The Senate has approved President Bola Tinubu’s fresh request for a $6 billion external loan to support key national priorities.

The approval came on Tuesday, March 31, 2026, after the Senate considered a report presented by Senator Aliyu Wamakko, Chairman of the Senate Committee on Local and Foreign Debts.

The request was contained in two separate letters from the President, read during plenary.

According to Mr Tinubu, out of the $6 billion, the lion’s share of $5 billion is a  Structured Total Return Swap (TRS) external financing programme offered by the First Abu Dhabi Bank, to be released in tranches.

The remaining $1 billion  is an export finance facility from the United Kingdom, arranged by Citibank, specifically for the reconstruction and rehabilitation of the Lagos Port Complex and Tin Can Island Port.

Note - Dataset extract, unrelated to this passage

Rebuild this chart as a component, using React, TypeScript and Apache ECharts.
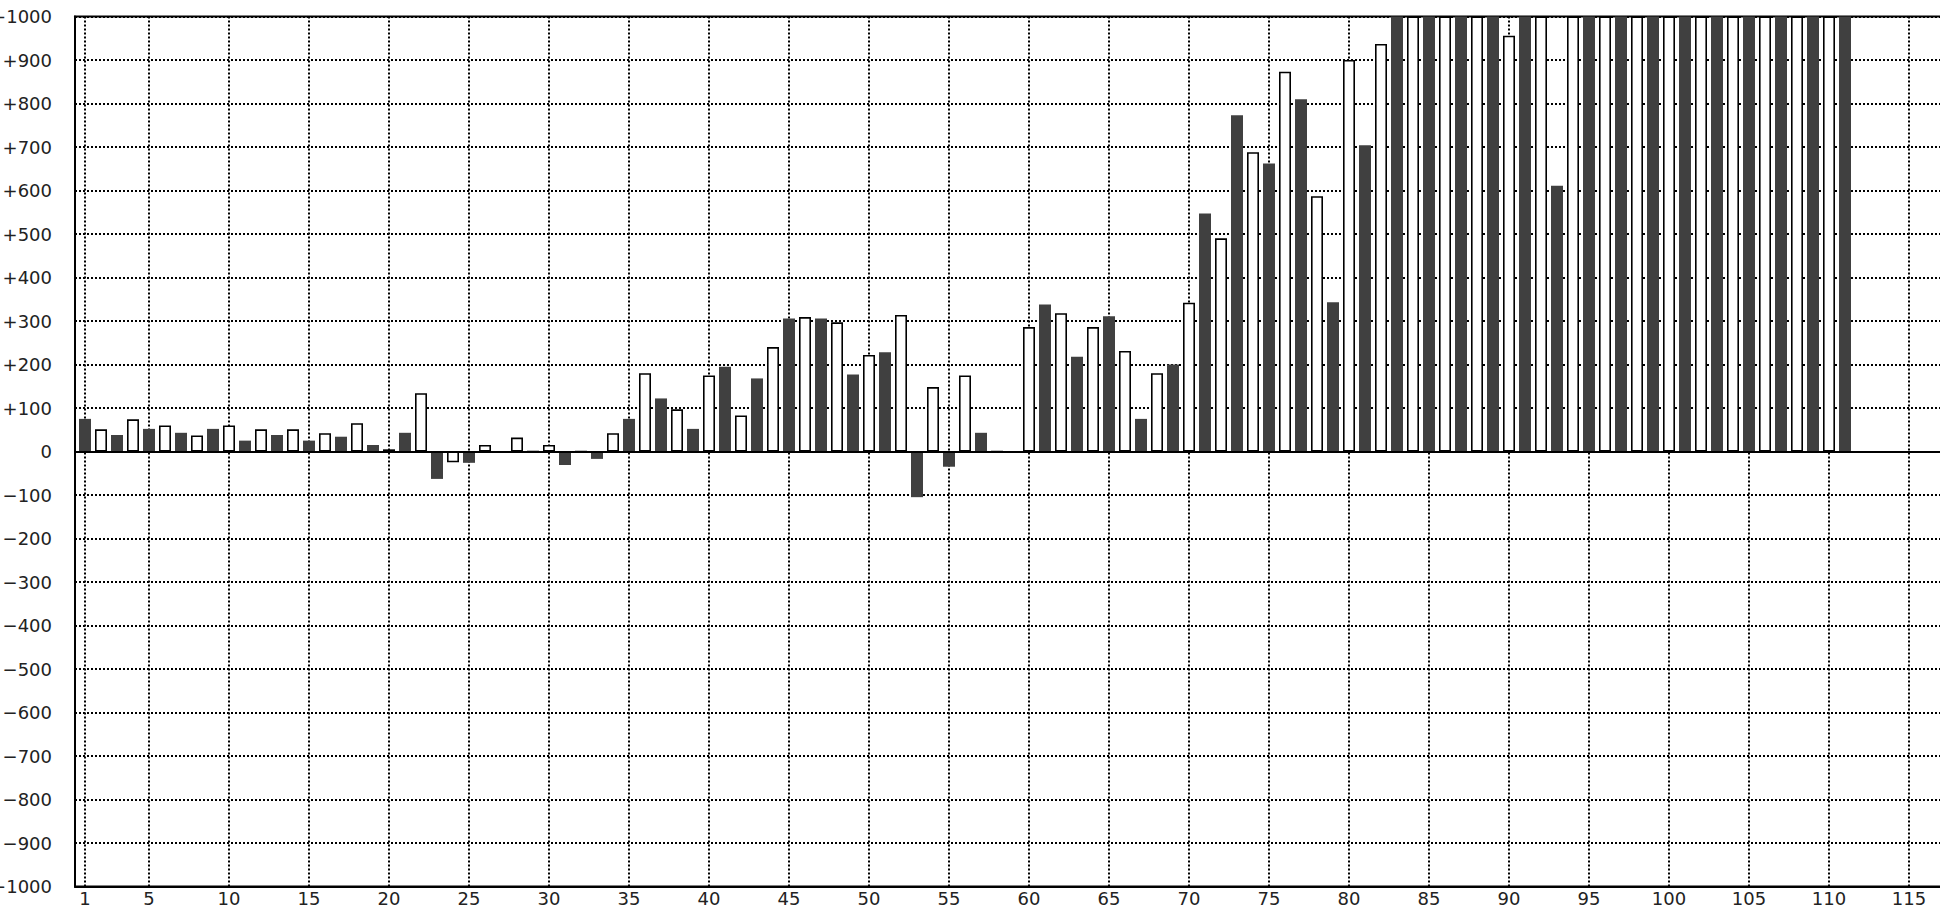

The facilities are intended to support the implementation of the national budget, funding priority infrastructure projects, and refinancing existing domestic and external debts.

The President also said the loan will help the country to meet urgent financial obligations, noting that the phased drawdown of the borrowing will help ease pressure on debt servicing.

The Senate also approved the issuance of Naira-denominated federal government securities as collateral and the payment of margin obligations in US Dollars.

Earlier, it was reported that President Tinubu sought the red chamber’s approval for a significant upward review of the 2026 budget, proposing an additional N9 trillion to the Appropriation Bill.

The request, conveyed in a letter read on the Senate floor during Tuesday’s plenary by the Senate President, Mr Godswill Akpabio, would increase the budget size from the initial N58.47 trillion to N67.47 trillion.

According to the President, the proposed adjustment is aimed at strengthening fiscal transparency and ensuring more effective implementation of priority national programmes.

The development raises fresh worries about Nigeria’s debt portfolio, which has risen considerably within the three years of the Tinubu-led administration.